AI code review tools aren’t designed for security analysis at all. They work using vector search or RAG to find relevant files, which is imprecise for retrieving these code paths in high token density projects. So any reasoning the LLM does is built on incomplete or incorrect context.

Our indexer uses LSIF for compiler-accurate symbol resolution so we can reconstruct full call chains, spanning files, modules, and services, with the same accuracy as an IDE. This code reasoning, tied with the LLM's threat modelling and analysis, allows for higher fidelity outputs.

Retr0id · 3h ago
I wanted to check it out but the oauth flow is asking for permission to write my github email address and profile settings.
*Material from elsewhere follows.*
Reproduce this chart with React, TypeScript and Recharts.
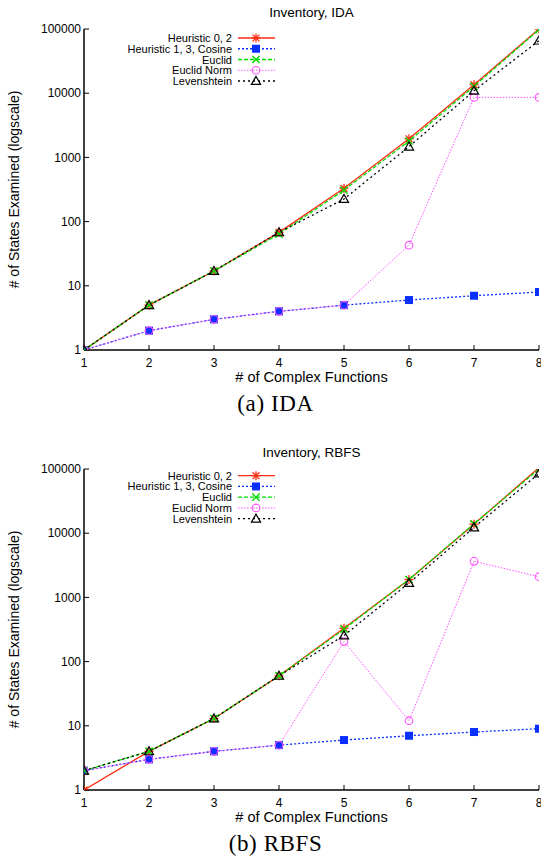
import React from 'react';
import { LineChart, Line, XAxis, YAxis, Legend } from 'recharts';

const xValues = [1, 2, 3, 4, 5, 6, 7, 8];
const xTicks = [1, 2, 3, 4, 5, 6, 7, 8];
const yMajorTicks = [1, 10, 100, 1000, 10000, 100000];
const yMinorTicks = [2, 5, 20, 50, 200, 500, 2000, 5000, 20000, 50000];

// (a) IDA
const idaHeuristic02 = [1, 5, 17, 68, 330, 1950, 13500, 100000];
const idaHeuristic13 = [1, 2, 3, 4, 5, 6, 7, 8];
const idaEuclid = [1, 5, 17, 64, 310, 1800, 12800, 98000];
const idaEuclidNorm = [1, 2, 3, 4, 5, 43, 8600, 8600];
const idaLevenshtein = [1, 5, 17, 68, 225, 1470, 10900, 66000];

// (b) RBFS
const rbfsHeuristic02 = [1, 4, 13, 60, 330, 1900, 13800, 105000];
const rbfsHeuristic13 = [2, 3, 4, 5, 6, 7, 8, 9];
const rbfsEuclid = [2, 4, 13, 60, 320, 1900, 14000, 100000];
const rbfsEuclidNorm = [2, 3, 4, 5, 205, 12, 3650, 2100];
const rbfsLevenshtein = [2, 4, 13, 60, 255, 1680, 12300, 85000];

const seriesKeys = ['h02', 'h13', 'euclid', 'norm', 'lev'];
const seriesLabels = ['Heuristic 0, 2', 'Heuristic 1, 3, Cosine', 'Euclid', 'Euclid Norm', 'Levenshtein'];
const seriesColors = ['#ff2a10', '#0a30ff', '#00dd00', '#ff50ff', '#000000'];
const seriesDash = ['', '2 2', '4 2', '1.5 1.5', '2 3'];
const seriesWidth = [1.3, 1.3, 1.3, 1, 1.3];
const seriesMarker = ['asterisk', 'square', 'cross', 'circle', 'triangle'];

const X_LABEL = '# of Complex Functions';
const Y_LABEL = '# of States Examined (logscale)';
const SANS = '"Liberation Sans", Arial, Helvetica, sans-serif';

function buildRows(a: number[], b: number[], c: number[], d: number[], e: number[]) {
  return xValues.map((x, i) => ({ x, h02: a[i], h13: b[i], euclid: c[i], norm: d[i], lev: e[i] }));
}

const idaData = buildRows(idaHeuristic02, idaHeuristic13, idaEuclid, idaEuclidNorm, idaLevenshtein);
const rbfsData = buildRows(rbfsHeuristic02, rbfsHeuristic13, rbfsEuclid, rbfsEuclidNorm, rbfsLevenshtein);

function Marker({ kind, cx, cy, color }: { kind: string; cx: number; cy: number; color: string }) {
  if (cx == null || cy == null || isNaN(cx) || isNaN(cy)) return <g />;
  switch (kind) {
    case 'asterisk': {
      const r = 4.5;
      const d = 3.4;
      return (
        <g stroke={color} strokeWidth={1.3} fill="none">
          <line x1={cx - r} y1={cy} x2={cx + r} y2={cy} />
          <line x1={cx} y1={cy - r} x2={cx} y2={cy + r} />
          <line x1={cx - d} y1={cy - d} x2={cx + d} y2={cy + d} />
          <line x1={cx - d} y1={cy + d} x2={cx + d} y2={cy - d} />
        </g>
      );
    }
    case 'square':
      return <rect x={cx - 4} y={cy - 4} width={8} height={8} fill={color} stroke="none" />;
    case 'cross': {
      const d = 3.6;
      return (
        <g stroke={color} strokeWidth={1.4} fill="none">
          <line x1={cx - d} y1={cy - d} x2={cx + d} y2={cy + d} />
          <line x1={cx - d} y1={cy + d} x2={cx + d} y2={cy - d} />
        </g>
      );
    }
    case 'circle':
      return <circle cx={cx} cy={cy} r={3.8} fill="none" stroke={color} strokeWidth={1.1} />;
    case 'triangle':
    default:
      return (
        <polygon
          points={`${cx},${cy - 4.6} ${cx - 4.6},${cy + 3.4} ${cx + 4.6},${cy + 3.4}`}
          fill="none"
          stroke={color}
          strokeWidth={1.2}
        />
      );
  }
}

function makeLegend(rowTop: number) {
  return () => (
    <svg width={300} height={100} style={{ display: 'block' }}>
      {seriesLabels.map((label, i) => {
        const y = rowTop + i * 10.75;
        return (
          <g key={label}>
            <text x={232} y={y} textAnchor="end" dominantBaseline="central" fontSize={11} fontFamily={SANS} fill="#000">
              {label}
            </text>
            <line
              x1={238}
              x2={275}
              y1={y}
              y2={y}
              stroke={seriesColors[i]}
              strokeWidth={seriesWidth[i]}
              strokeDasharray={seriesDash[i] || undefined}
            />
            <Marker kind={seriesMarker[i]} cx={256} cy={y} color={seriesColors[i]} />
          </g>
        );
      })}
    </svg>
  );
}

function Panel({ title, caption, data, legendTop }: { title: string; caption: string; data: any[]; legendTop: number }) {
  const plotCenterY = (29 + 350) / 2;
  return (
    <div style={{ position: 'relative', width: 541, height: 440 }}>
      <div style={{ position: 'absolute', left: 0, top: 0, width: 541, height: 384, overflow: 'hidden' }}>
        <LineChart width={541} height={384} data={data} margin={{ top: 29, right: 2, bottom: 0, left: 0 }}>
          <XAxis
            xAxisId="b"
            dataKey="x"
            type="number"
            domain={[1, 8]}
            ticks={xTicks}
            interval={0}
            allowDataOverflow
            height={34}
            axisLine={{ stroke: '#000', strokeWidth: 1.5 }}
            tickLine={{ stroke: '#000', strokeWidth: 1 }}
            tickSize={-5}
            tickMargin={13}
            tick={{ fontSize: 12, fill: '#000', fontFamily: SANS }}
            label={{ value: X_LABEL, position: 'insideBottom', offset: 2, fontSize: 14.5, fill: '#000', fontFamily: SANS }}
          />
          <XAxis
            xAxisId="t"
            dataKey="x"
            type="number"
            orientation="top"
            domain={[1, 8]}
            ticks={xTicks}
            interval={0}
            allowDataOverflow
            height={0}
            axisLine={{ stroke: '#000', strokeWidth: 1.5 }}
            tickLine={{ stroke: '#000', strokeWidth: 1 }}
            tickSize={-5}
            tick={false}
          />
          <YAxis
            yAxisId="l"
            type="number"
            scale="log"
            domain={[1, 100000]}
            allowDataOverflow
            ticks={yMajorTicks}
            interval={0}
            width={84}
            axisLine={{ stroke: '#000', strokeWidth: 1.5 }}
            tickLine={{ stroke: '#000', strokeWidth: 1 }}
            tickSize={-5}
            tickMargin={8}
            tick={{ fontSize: 12, fill: '#000', fontFamily: SANS }}
            label={{
              value: Y_LABEL,
              content: () => (
                <text
                  x={14}
                  y={plotCenterY}
                  transform={`rotate(-90 14 ${plotCenterY})`}
                  textAnchor="middle"
                  dominantBaseline="central"
                  fontSize={14}
                  fontFamily={SANS}
                  fill="#000"
                >
                  {Y_LABEL}
                </text>
              ),
            }}
          />
          <YAxis
            yAxisId="lm"
            type="number"
            scale="log"
            domain={[1, 100000]}
            allowDataOverflow
            ticks={yMinorTicks}
            interval={0}
            width={0}
            axisLine={false}
            tickLine={{ stroke: '#000', strokeWidth: 1 }}
            tickSize={-3}
            tick={false}
          />
          <YAxis
            yAxisId="r"
            orientation="right"
            type="number"
            scale="log"
            domain={[1, 100000]}
            allowDataOverflow
            ticks={yMajorTicks}
            interval={0}
            width={0}
            axisLine={{ stroke: '#000', strokeWidth: 1.5 }}
            tickLine={{ stroke: '#000', strokeWidth: 1 }}
            tickSize={-5}
            tick={false}
          />
          <YAxis
            yAxisId="rm"
            orientation="right"
            type="number"
            scale="log"
            domain={[1, 100000]}
            allowDataOverflow
            ticks={yMinorTicks}
            interval={0}
            width={0}
            axisLine={false}
            tickLine={{ stroke: '#000', strokeWidth: 1 }}
            tickSize={-3}
            tick={false}
          />
          <Legend
            layout="vertical"
            align="center"
            verticalAlign="middle"
            content={makeLegend(legendTop)}
            wrapperStyle={{ position: 'absolute', left: 0, top: 0, width: 300, height: 100 }}
          />
          {seriesKeys.map((k, i) => (
            <Line
              key={k}
              xAxisId="b"
              yAxisId="l"
              dataKey={k}
              name={seriesLabels[i]}
              type="linear"
              stroke={seriesColors[i]}
              strokeWidth={seriesWidth[i]}
              strokeDasharray={seriesDash[i] || undefined}
              isAnimationActive={false}
              dot={(p: any) => (
                <Marker key={`${k}-${p.index}`} kind={seriesMarker[i]} cx={p.cx} cy={p.cy} color={seriesColors[i]} />
              )}
              activeDot={false}
            />
          ))}
        </LineChart>
      </div>
      <div
        style={{
          position: 'absolute',
          left: 84,
          width: 455,
          top: 5,
          textAlign: 'center',
          fontFamily: SANS,
          fontSize: 13.5,
          lineHeight: '16px',
          color: '#000',
        }}
      >
        {title}
      </div>
      <div
        style={{
          position: 'absolute',
          left: 0,
          width: 551,
          top: 391,
          textAlign: 'center',
          fontFamily: '"Liberation Serif", "Times New Roman", serif',
          fontSize: 23,
          lineHeight: '26px',
          letterSpacing: '0.6px',
          color: '#000',
        }}
      >
        {caption}
      </div>
    </div>
  );
}

export default function App() {
  return (
    <div style={{ position: 'absolute', left: 0, top: 0, width: 541, height: 859, background: '#fff', overflow: 'hidden' }}>
      <Panel title="Inventory, IDA" caption="(a) IDA" data={idaData} legendTop={38} />
      <Panel title="Inventory, RBFS" caption="(b) RBFS" data={rbfsData} legendTop={35.7} />
    </div>
  );
}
Is this a bug? If not, what are these permissions needed for?

It also asks for permission to "act on my behalf" which I can understand would be necessary for agent-y stuff but it's not something I'm willing to hand over for a mere vuln scan.

rixed · 21m ago
I was similarly put off but eventually figured out that you can merely create a normal email based login and point the tool to a publicly hosted git repository, which is nice.
bagels · 3h ago
It says "Profile (write) Manage a user's profile settings.", not write email address. The "Act on your behalf" permission is even worse. I agree with you that it should only be asking for read permissions on anything for this purpose.
Retr0id · 3h ago
It was changed
jjjutla · 3h ago
This is a bug, the email-address permissions have been descoped to read-only. Profile settings are either read/write or none, hence the former. If you're concerned about privacy, sign up using email/password.
bearsyankees · 3h ago
Super cool! Just tried it out and it is giving me 100% confidence for two vulnerabilities (one 9.4, one 6.5) that aren't real -- how is that confidence calculated?
jjjutla · 2h ago
The confidence score is calculated by two factors: whether the function call chain represents a valid code path (programmatic correctness) and how well it aligns with the defined threat model for what it thinks is a security vulnerability. False positives usually occur from incorrect assumptions about context, for example, flagging endpoints as missing authentication when such behaviour is actually intended.

Was this an incorrect code path or an incorrect understanding of a security issue?

This is why we focus heavily on threat modelling and defining the security and business invariants that must hold. From a code level, the only context we can infer is through developer intent and data flow analysis.

Something we are working on is custom rules and allowing a user to add context when starting a scan to improve alignment and reduces false positives.

bearsyankees · 2h ago
The security issue and POCs provided were not real like they said there was a vuln but I double checked it and it was not an exploitable vuln
dd_xplore · 3h ago
It reminds of AI bug reports in ffmpeg(was it ffmpeg?)
ciaranmca · 3h ago
jjjutla · 2h ago
For all the vulns Gecko found they were manually validated by humans and have a CVE assigned by a CNA. The issue that curl had was because it was a paid bug bounty program they had an influx of AI slop reports that looked like real issues but weren't exploitable.